By Emily Erickson
There’s something unique about traveling in a place where things are similar enough to be familiar, but different enough to make you latch onto its discrepancies with complete focus. It’s like that game of comparing photos, with two nearly identical images side by side, but in one image, the wall clock reads 2:30 and the other reads 4:15, or, upon further inspection, one chair being made from wood and the other, from plastic. Once you notice it, it’s all you can see — your brain can never edit out the discrepancy again.
In Norway, there are the obvious differences, like signs in Norsk, with punctuation and spelling reflecting the mouth-full, multisyllabic pronunciation of their compound-riddled language (like, “raspberry jam on muesli bread” as bringebærsyltetøy på müslibrød).
Then, there’s the abundance of tall, blond-haired, blue-eyed people, wrapped in waterproof coats or thick sweaters, depending on their clairvoyant-like reading of the impending weather. My Norwegian features allow me to blend in, only betrayed by a jumbled mispronunciation or poor clothing choice.
Finally, there’s the ridiculous amount of natural beauty, with every small town the scene of a postcard, every drive like a scenic byway, and every landscape with national park-level beauty and ruggedness.
Then, there are the subtler differences that, once noticed, add so much more to the feeling of foreignness than an umlaut ever could.
My partner and I spent our first week at an Airbnb adjacent to a college neighborhood in Olso. We were a 15-minute walk from the downtown core, a two-minute walk to a bus line and the underground train, and were connected to every corner of the city by an abundant web of walking and bicycle paths that we (and everybody else) used liberally.
On a drizzly morning, we picked our way through cobblestones and cottages, passing dads pushing plastic-windowed prams, elderly women chatting under their umbrellas and teenagers jumping puddles in a dash to their morning classes. There wasn’t a single type of person not walking to their respective destination.
In a rush of awareness, we recognized the lack of car horns, revving engines and mechanical hums (all the usual sounds associated with being in a city), and honed in on the near absence of cars — specifically gas-powered vehicles — on the roads. In an effort to reach carbon neutrality by 2030, Norway has invested heavily in green public transportation infrastructure and electric vehicle incentivization for its citizens (like zero taxes on EV purchases and road and ferry toll exemptions).
Many parts of Oslo, specifically areas around public and shopping centers, are designated car-free, increasing foot traffic, while also contributing to pedestrian safety and accessibility.
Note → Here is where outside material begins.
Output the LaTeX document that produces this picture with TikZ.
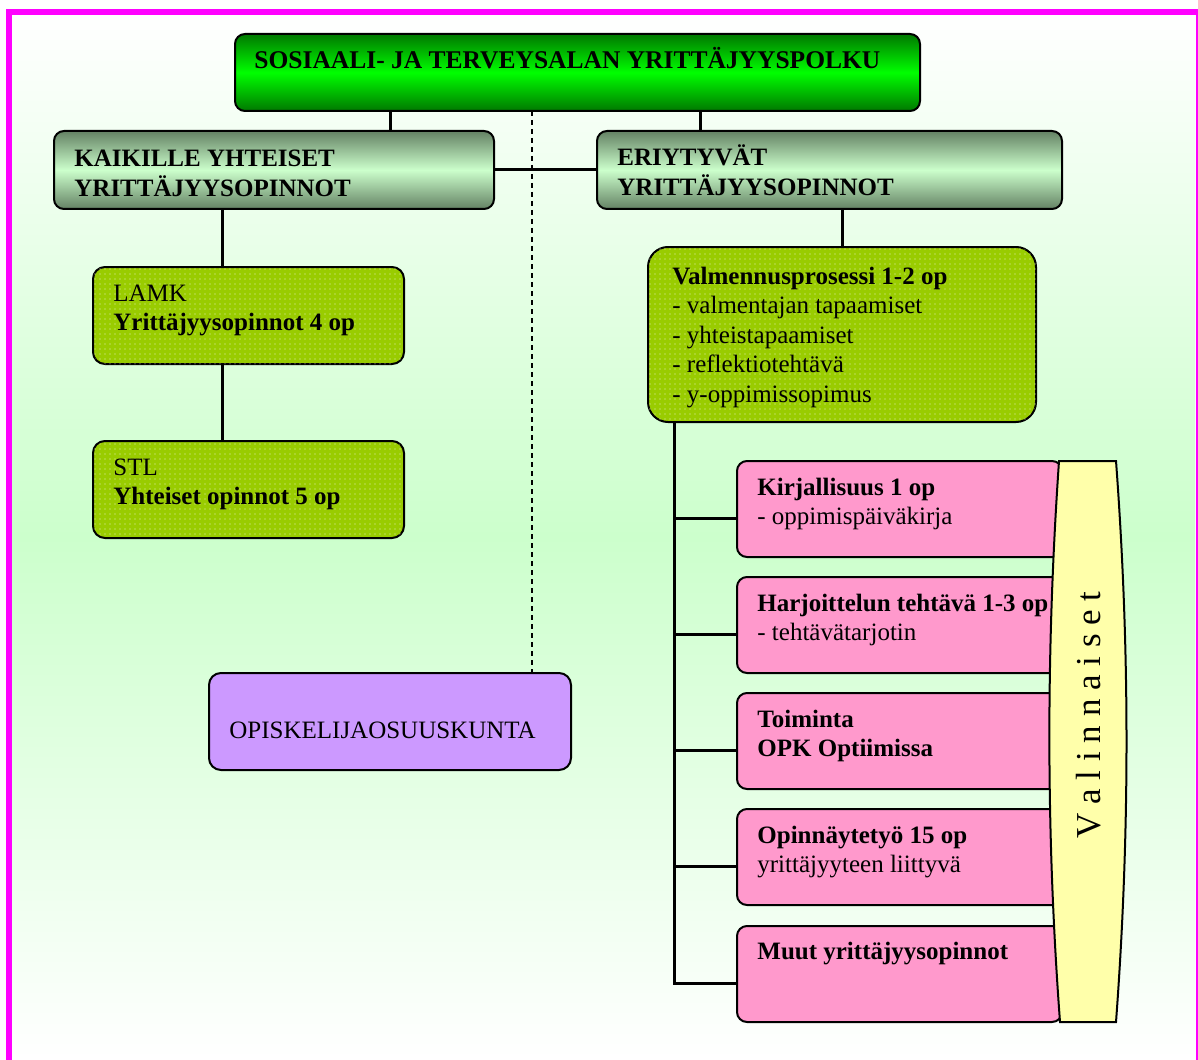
\documentclass[tikz,border=0pt]{standalone}
\usepackage{fontspec}
\setmainfont{Liberation Serif}
\usetikzlibrary{patterns.meta}
\definecolor{bggreen}{RGB}{204,255,204}
\definecolor{limeg}{RGB}{153,204,0}
\definecolor{pinkbox}{RGB}{255,153,204}
\definecolor{yellowbox}{RGB}{255,255,170}
\definecolor{violetbox}{RGB}{204,153,255}
\definecolor{darkgreen}{RGB}{0,120,0}
\definecolor{brightgreen}{RGB}{0,255,0}
\definecolor{greygreen}{RGB}{100,130,100}
\definecolor{frame}{RGB}{255,0,255}
\newcommand\mylines[1]{\begin{tabular}[t]{@{}l@{}}#1\end{tabular}}
\begin{document}
\begin{tikzpicture}[x=0.5pt,y=-0.5pt,
  box/.style={draw=black, line width=1pt, rounded corners=5pt, inner sep=0pt, outer sep=0pt, anchor=north west},
  titlebox/.style={box, top color=darkgreen, bottom color=darkgreen, middle color=brightgreen},
  headbox/.style={box, top color=greygreen, bottom color=greygreen, middle color=bggreen},
  dotbox/.style={box, rounded corners=6pt, fill=limeg, postaction={pattern={Dots[distance=2.5pt, radius=0.3pt]}, pattern color=white!75!limeg}},
  pinkb/.style={box, fill=pinkbox, minimum width=162.5pt, minimum height=48pt},
  conn/.style={draw=black, line width=1.5pt, line join=miter},
  dconn/.style={draw=black, line width=1pt, dash pattern=on 2.5pt off 2pt},
  txt/.style={anchor=base west, inner sep=0pt, font=\fontsize{12.5pt}{14.75pt}\selectfont},
]
\useasboundingbox (0,0) rectangle (1198,1059);
% background and frame
\fill[top color=white, bottom color=white, middle color=bggreen] (11,14) rectangle (1195,1059);
\draw[frame, line width=3pt, line cap=rect] (8.5,1062) -- (8.5,12) -- (1196,12);
\draw[frame, line width=1pt] (1196.5,12) -- (1196.5,1062);

% boxes
\node[titlebox, minimum width=342.5pt, minimum height=38.5pt] (title) at (235,34) {};
\node[headbox, minimum width=220pt, minimum height=39pt] (kaik) at (54,131) {};
\node[headbox, minimum width=232.5pt, minimum height=39pt] (eri) at (597,131) {};
\node[dotbox, minimum width=155.5pt, minimum height=48.5pt] (lamk) at (93,267) {};
\node[dotbox, minimum width=155.5pt, minimum height=48.5pt] (stl) at (93,441) {};
\node[dotbox, rounded corners=10pt, minimum width=194pt, minimum height=87.5pt] (valm) at (648,247) {};
\node[box, fill=violetbox, rounded corners=6pt, minimum width=181pt, minimum height=48.5pt] (opk) at (209,673) {};
\node[pinkb] (kir) at (737,461) {};
\node[pinkb] (har) at (737,577) {};
\node[pinkb] (toi) at (737,693) {};
\node[pinkb] (opi) at (737,809) {};
\node[pinkb] (muu) at (737,926) {};

% connector positions
\coordinate (xa) at (390,0);
\coordinate (xd) at (532,0);
\coordinate (xb) at (700,0);
\coordinate (xl) at (222.5,0);
\coordinate (xt) at (674,0);
\coordinate (kirc) at ([yshift=-4.5pt]kir.west);
\coordinate (harc) at ([yshift=-4.5pt]har.west);
\coordinate (toic) at ([yshift=-4.5pt]toi.west);
\coordinate (opic) at ([yshift=-4.5pt]opi.west);
\coordinate (muuc) at ([yshift=-4.5pt]muu.west);

% connectors
\draw[conn] (title.south -| xa) -- (kaik.north -| xa);
\draw[dconn] (title.south -| xd) -- (opk.north -| xd);
\draw[conn] (title.south -| xb) -- (eri.north -| xb);
\draw[conn] (kaik.east) -- (eri.west);
\draw[conn] (kaik.south -| xl) -- (lamk.north -| xl);
\draw[conn] (lamk.south -| xl) -- (stl.north -| xl);
\draw[conn] (eri.south -| valm.north) -- (valm.north);
\draw[conn] (valm.south -| xt) |- (muuc);
\draw[conn] (kirc -| xt) -- (kirc);
\draw[conn] (harc -| xt) -- (harc);
\draw[conn] (toic -| xt) -- (toic);
\draw[conn] (opic -| xt) -- (opic);

% texts
\node[txt, font=\fontsize{12.75pt}{15pt}\selectfont] (titleT) at (254,69) {\bfseries SOSIAALI- JA TERVEYSALAN YRITTÄJYYSPOLKU};
\node[txt] (kaikT) at (74,167) {\bfseries\mylines{KAIKILLE YHTEISET\\YRITTÄJYYSOPINNOT}};
\node[txt] (eriT) at (617,166) {\bfseries\mylines{ERIYTYVÄT\\YRITTÄJYYSOPINNOT}};
\node[txt] (lamkT) at (113,301) {\mylines{LAMK\\\textbf{Yrittäjyysopinnot 4 op}}};
\node[txt] (stlT) at (113,475) {\mylines{STL\\\textbf{Yhteiset opinnot 5 op}}};
\node[txt] (valmT) at (672,284) {\mylines{\textbf{Valmennusprosessi 1-2 op}\\- valmentajan tapaamiset\\- yhteistapaamiset\\- reflektiotehtävä\\- y-oppimissopimus}};
\node[txt] (opkT) at (229,738) {OPISKELIJAOSUUSKUNTA};
\node[txt] (kirT) at (757,495) {\mylines{\textbf{Kirjallisuus 1 op}\\- oppimispäiväkirja}};
\node[txt] (harT) at (757,611) {\mylines{\textbf{Harjoittelun tehtävä 1-3 op}\\- tehtävätarjotin}};
\node[txt] (toiT) at (757,727) {\mylines{\textbf{Toiminta}\\\textbf{OPK Optiimissa}}};
\node[txt] (opiT) at (757,843) {\mylines{\textbf{Opinnäytetyö 15 op}\\yrittäjyyteen liittyvä}};
\node[txt] (muuT) at (757,959) {\textbf{Muut yrittäjyysopinnot}};

% Valinnaiset
\path[draw=black, line width=1pt, fill=yellowbox] (1059,461) -- (1116,461) .. controls (1130,650) and (1130,833) .. (1116,1022) -- (1060,1022) .. controls (1046,833) and (1046,650) .. (1059,461) -- cycle;
\node[rotate=90, anchor=base, inner sep=0pt, font=\fontsize{17.5pt}{20pt}\selectfont] (valT) at (1100,715) {V a l i n n a i s e t};
\end{tikzpicture}
\end{document}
Through a combination of top-down choices made by politicians that people seem to actually hold in high regard, and the enabling of easy or economically-driven individual incentives, Oslo achieved the title of Europe’s “Green Capital” in 2019.
Another such epiphany occurred on our late-night walk back from the far side of the city after a Vålerenga Fotball match. We wound through neighborhood after neighborhood of warmly-lit streets, attractive apartment complexes, manicured parks and historic townhouses. At a red light, we turned to see a woman sprinting toward us, arms flailing and holding a 500 NOK bill in her hand (equivalent to a U.S. $50 bill). Du droppet dette! (“You dropped this!”), she exclaimed. At the same time as offering her our thanks, we realized we had walked three city miles without encountering a single alley, park or person that made us feel even the slightest bit unsafe. Instead, we had someone run three blocks to return our dropped cash.
With one of the lowest crime rates in the world, Norway attributes its safety to its well-developed public welfare system — the entire population having equal access to economic resources, universal health care and free higher education (regardless of nationality), and basic welfare services.
In the event of sickness, unemployment, disability, loss of a breadwinner or old age, individuals receive between 60%-100% of their former wages, or the federal minimum wage — their philosophy being that when basic needs are met, the necessity of crime is diminished. These efforts, in combination with positive policing and rehabilitation-focused incarceration, has led to plunging crime rates and even the closing of prisons across the country.
A wind-ruddied, middle-aged man on a shared hike explained his view of being Norwegian.
“We weren’t always a rich country, and had to learn how to take care of one another to survive,” he explained. “Now, even though we are a wealthy country, we haven’t lost the feeling that we’re all in this together. We elect people who believe and act the same, and look out for future generations just as much as we look out for ourselves.”
And I’ll think I’ll take that bit of wisdom — and this muesli bread recipe — back with me.